Solidne zyski przyniosło jednak kilka pozycji na surowcach. Z najlepszym wynikiem ubiegły miesiąc zakończył Sobiesław Kozłowski z Noble Securities, którego prognozy przyniosły 17 proc. zysku. To zasługa blisko 58-proc. zwyżki gazu ziemnego.
Do tego sierpniowe zestawienie dwóch ekspertów – Andrzeja Kiedrowicza i Michała Krajczewskiego z BM BNP Paribas – przyniosło po około 2,5 proc. zysku. W obu przypadkach do tego wyniku przyczyniła się dwucyfrowa zwyżka srebra. Ponad 2 proc. do łącznego wyniku dołożył jeszcze Marcin Sulewski z Santander Bank Polska, który miesiąc temu z optymizmem patrzył na niemiecki DAX.
Czas silnego euro
Co ciekawe, analitycy nieco zmienili swoje nastawienie do dolara, na co wpływ miały ostatnie sygnały Fedu.

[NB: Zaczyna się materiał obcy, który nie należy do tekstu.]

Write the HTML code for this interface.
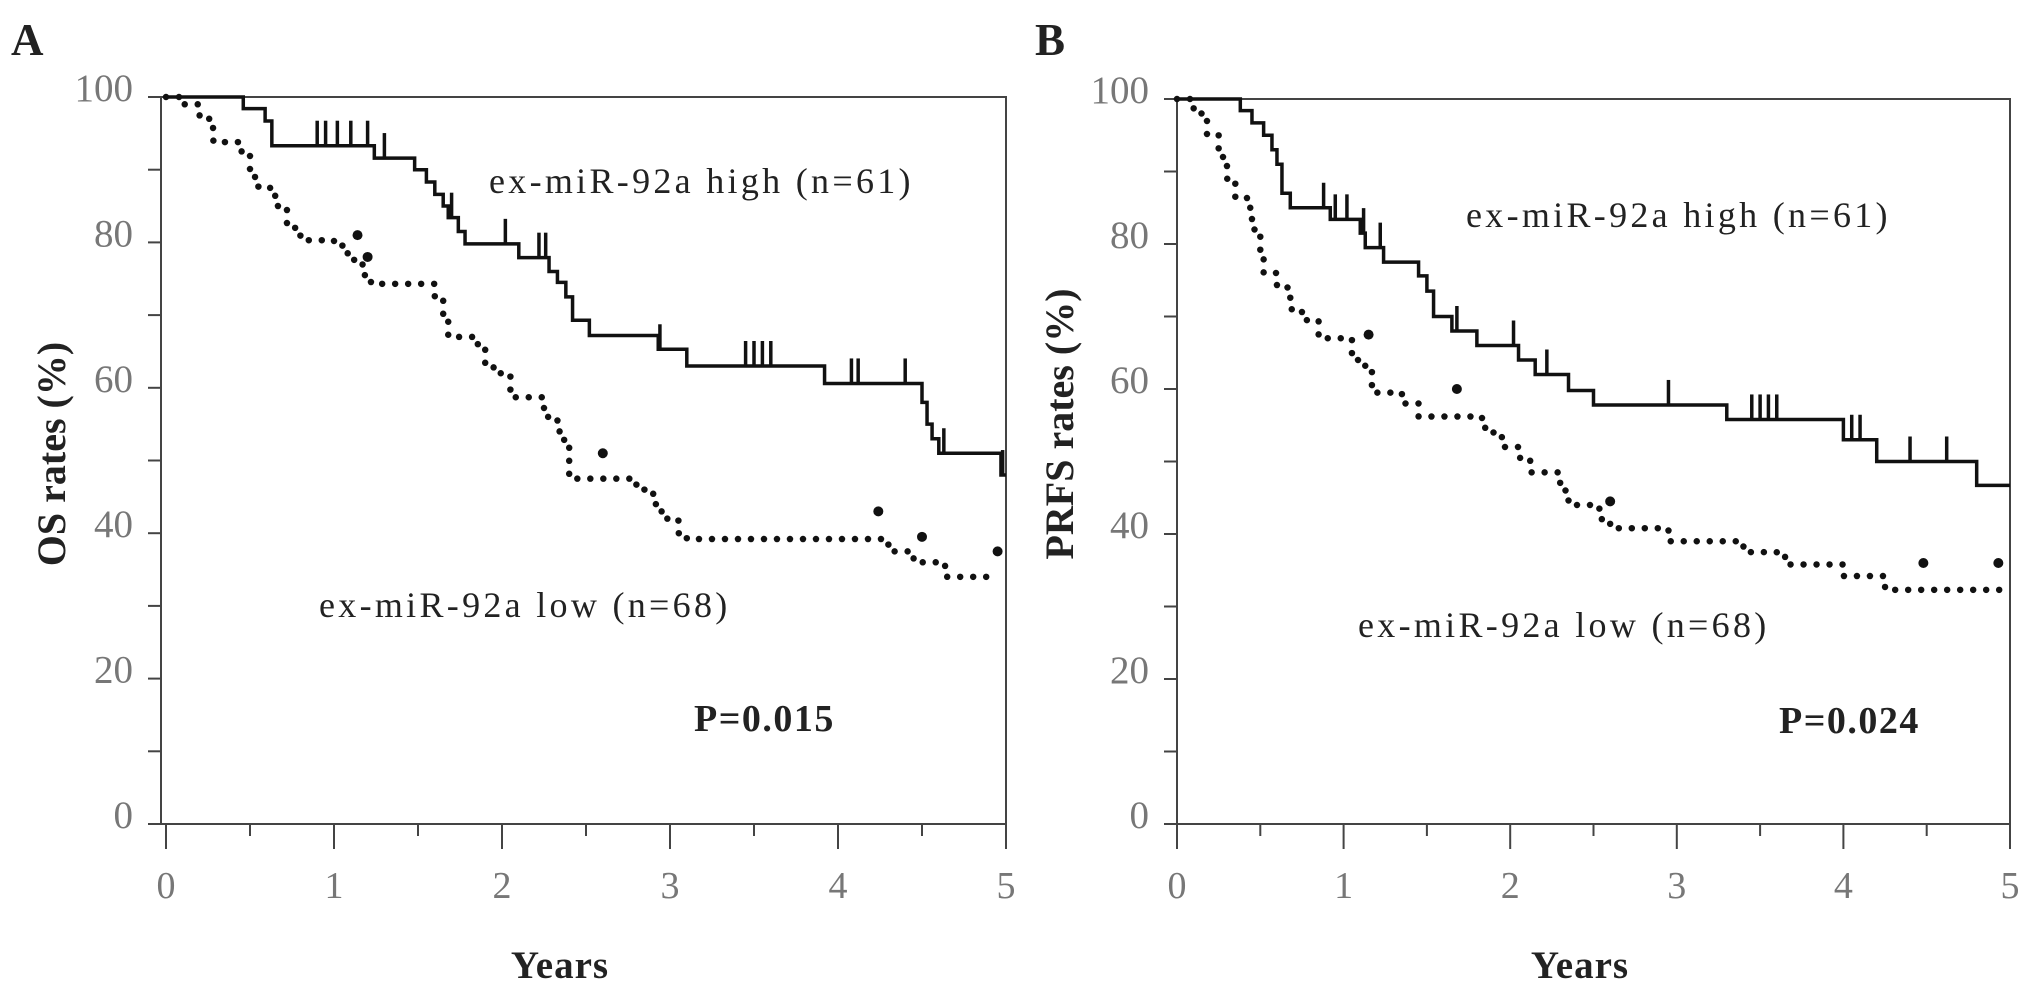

Kozłowski zajmuje na wrzesień pozycję długą na EUR/USD. – Para EUR/USD jest postrzegana jako trendowa, tzn. relatywnie długo przebywająca w trendzie. Po blisko 10 latach siły USD aktualnie EUR zaczyna odżywać jak Feniks z popiołów – zauważa ekspert Noble Securities. – Kluczowe argumenty za siłą europejskiej waluty to szybkie uzgodnienie programu odbudowy Europy o wartości 750 mld euro, lepsze dane z gospodarki Starego Kontynentu niż z amerykańskiej oraz potencjalne dążenie USA do słabszego dolara w celu wsparcia eksportu – tłumaczy Kozłowski.